SET PROBLEM: Leave the pictures out and quote every line from the start of the listing to the line with "XAxis, YAxis, Label", inclusive.
* BEGIN *
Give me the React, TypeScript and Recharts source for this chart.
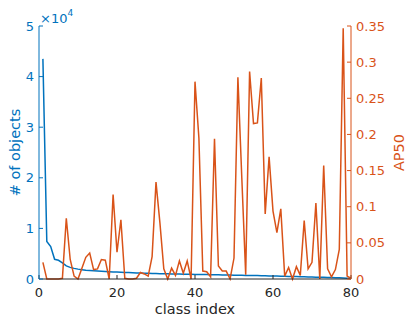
import { LineChart, Line, XAxis, YAxis, Label } from "recharts";

// number of training objects per class (sorted, classes 1..80)
const objectCounts = [
  43500, 7400, 6400, 3900, 3700, 3200, 2600, 2300, 2100, 1950,
  1850, 1750, 1680, 1620, 1570, 1520, 1480, 1440, 1400, 1360,
  1330, 1300, 1270, 1240, 1210, 1180, 1150, 1120, 1100, 1080,
  1060, 1040, 1020, 1000, 985, 970, 955, 940, 925, 910,
  895, 880, 865, 850, 835, 820, 805, 790, 775, 760,
  745, 730, 715, 700, 685, 670, 650, 630, 610, 590,
  570, 550, 530, 510, 490, 470, 450, 430, 410, 390,
  370, 350, 330, 310, 290, 260, 230, 200, 150, 100,
];

// AP50 per class
const ap50 = [
  0.023, 0.0, 0.0, 0.0, 0.0, 0.001, 0.084, 0.027, 0.004, 0.0,
  0.015, 0.03, 0.036, 0.013, 0.014, 0.027, 0.026, 0.0, 0.117, 0.037,
  0.082, 0.001, 0.0, 0.0, 0.001, 0.009, 0.007, 0.004, 0.031, 0.134,
  0.078, 0.014, 0.0, 0.015, 0.005, 0.025, 0.008, 0.025, 0.0, 0.273,
  0.195, 0.011, 0.01, 0.003, 0.194, 0.018, 0.011, 0.011, 0.0, 0.029,
  0.279, 0.14, 0.006, 0.287, 0.215, 0.216, 0.278, 0.09, 0.169, 0.094,
  0.064, 0.097, 0.004, 0.016, 0.0, 0.017, 0.005, 0.081, 0.014, 0.023,
  0.105, 0.0, 0.157, 0.014, 0.003, 0.013, 0.041, 0.347, 0.004, 0.001,
];

const xTicks = [0, 20, 40, 60, 80];
const countTicks = [0, 10000, 20000, 30000, 40000, 50000];
const apTicks = [0, 0.05, 0.1, 0.15, 0.2, 0.25, 0.3, 0.35];

const BLUE = "#0072BD";
const ORANGE = "#D95319";
const DARK = "#262626";
const FONT = "DejaVu Sans";

const data = objectCounts.map((n, i) => ({ idx: i + 1, count: n, ap: ap50[i] }));

// rotated axis titles
const sideTitle = (text: string, color: string, dx: number) => (props: any) => {
  const { x, y, height } = props.viewBox;
  const cx = x + dx;
  const cy = y + height / 2;
  return (
    <text
      x={cx}
      y={cy}
      transform={`rotate(-90 ${cx} ${cy})`}
      textAnchor="middle"
      dominantBaseline="central"
      fill={color}
      fontSize={14.5}
      fontFamily={FONT}
    >
      {text}
    </text>
  );
};

// the "x10^4" multiplier above the left axis
const multiplier = (props: any) => {
  const { x, y, width } = props.viewBox;
  const left = x + width + 1;
  return (
    <text x={left} y={y - 3} fill={BLUE} fontSize={13} fontFamily={FONT}>
      ×10
      <tspan fontSize={9} dy={-7}>
        4
      </tspan>
    </text>
  );
};

export default function App() {
  const tickFont = { fontSize: 13, fontFamily: FONT };
  return (
    <div style={{ position: "absolute", left: 0, top: 0, width: 407, height: 323, background: "#fff" }}>
      <LineChart width={407} height={323} data={data} margin={{ top: 26, right: 0, bottom: 0, left: 0 }}>
        <XAxis
          xAxisId="bottom"
          dataKey="idx"
          type="number"
          domain={[0, 80]}
          ticks={xTicks}
          height={44}
          tickSize={-4}
          tickMargin={13}
          axisLine={{ stroke: DARK }}
          tickLine={{ stroke: DARK }}
          tick={{ ...tickFont, fill: DARK }}
        >
          <Label
            content={(props: any) => {
              const { x, y, width } = props.viewBox;
              return (
                <text x={x + width / 2} y={y + 35} textAnchor="middle" fill={DARK} fontSize={14.5} fontFamily={FONT}>
                  class index
                </text>
              );
            }}
          />
        </XAxis>
        <XAxis
          xAxisId="top"
          orientation="top"
          dataKey="idx"
          type="number"
          domain={[0, 80]}
          ticks={xTicks}
          height={0}
          tickSize={-4}
          axisLine={{ stroke: DARK }}
          tickLine={{ stroke: DARK }}
          tick={false}
        />
        <YAxis
          yAxisId="count"
          orientation="left"
          width={39}
          domain={[0, 50000]}
          ticks={countTicks}
          tickFormatter={(v: number) => String(v / 10000)}
          tickSize={-4}
          tickMargin={9}
          axisLine={{ stroke: BLUE }}
          tickLine={{ stroke: BLUE }}
          tick={{ ...tickFont, fill: BLUE }}
        >
          <Label content={sideTitle("# of objects", BLUE, 15)} />
          <Label content={multiplier} />
        </YAxis>
        <YAxis
          yAxisId="ap"
          orientation="right"
          width={56}
          domain={[0, 0.35]}
          ticks={apTicks}
          tickFormatter={(v: number) => String(Math.round(v * 100) / 100)}
          tickSize={-4}
          tickMargin={9}
          axisLine={{ stroke: ORANGE }}
          tickLine={{ stroke: ORANGE }}
          tick={{ ...tickFont, fill: ORANGE }}
        >
          <Label content={sideTitle("AP50", ORANGE, 47.5)} />
        </YAxis>
        <Line
          xAxisId="bottom"
          yAxisId="count"
          dataKey="count"
          stroke={BLUE}
          strokeWidth={1.5}
          dot={false}
          type="linear"
          isAnimationActive={false}
        />
        <Line
          xAxisId="bottom"
          yAxisId="ap"
          dataKey="ap"
          stroke={ORANGE}
          strokeWidth={1.5}
          dot={false}
          type="linear"
          isAnimationActive={false}
        />
      </LineChart>
    </div>
  );
}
* END *
ANSWER TO THIS PROBLEM:
Give me the React, TypeScript and Recharts source for this chart.
import { LineChart, Line, XAxis, YAxis, Label } from "recharts";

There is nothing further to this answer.